Yeah, so? What does that have to do with ME?

Well, I'll tell you what it has to do with me (and everyone else on Earth). This means that work is NOT a curse. It is NOT a result of the fall or of sin. Work is something God intended for humans to do from the beginning. Crazy, huh? So many of us really don't like work at all. I know I often would rather just do what I feel like doing, not going to a job where I have to do what someone else wants me to do. It's just not as fun as sitting at home in my pajamas all day, watching Disney Channel and working on the various creative (but not really beneficial to society) projects I'd like to finish this summer. But God WANTS us to be productive members of the world. I never really thought of it that way...and I never realized why it's important that work was around even when sin and evil and all that other bad stuff wasn't.

Today, I told my mom about my discovery. She said "Maybe it's our discontentment with work that's a result of the fall, and not work itself."

It was such a simple, nonchalant statement that I didn't really think much about it at first. But now that I have let the idea bounce around in my head I realize that it's SO true.
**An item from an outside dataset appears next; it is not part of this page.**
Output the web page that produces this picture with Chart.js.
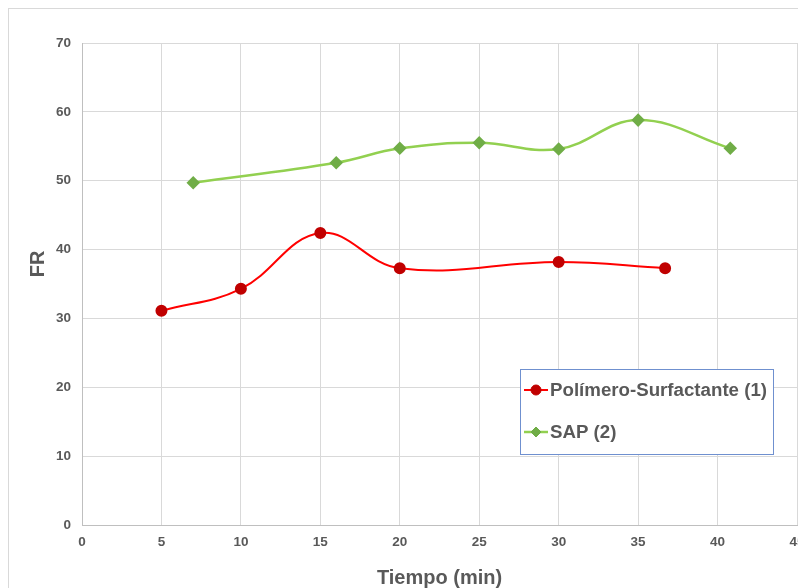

Before the fall, there was no discontentment with work. There was the garden and the animals, and humans were supposed to look after them...and Adam and Eve were okay with that. But now, we humans so easily grow discontent with our lots in life...AS A RESULT OF OUR SINFUL NATURE! That's why we don't like that God has ordained for humans do DO WORK. Maybe that's why so many people are drawn to the lottery and "get rich quick" schemes. We'd rather have money just given to us rather than having to work for a living. Sorry, guys. That's not what God has planned for all of us.

Anyways, I'm starting to get the feeling that God really wants me to learn to be content with where He's put me and what he's given me--especially in the arena of work and jobs. I say that He really wants me to as opposed to just kind of wanting me to because I feel like I've been neglecting to listen for God's voice lately...and yet He is still showing me things. I'm so blessed to have a Creator that pursues me even when I'm not pursuing Him like I should <3

Lemony Snicket Quote of the Day
It is one of life's bitterest truths that bedtime so often arrives just when things are really getting interesting.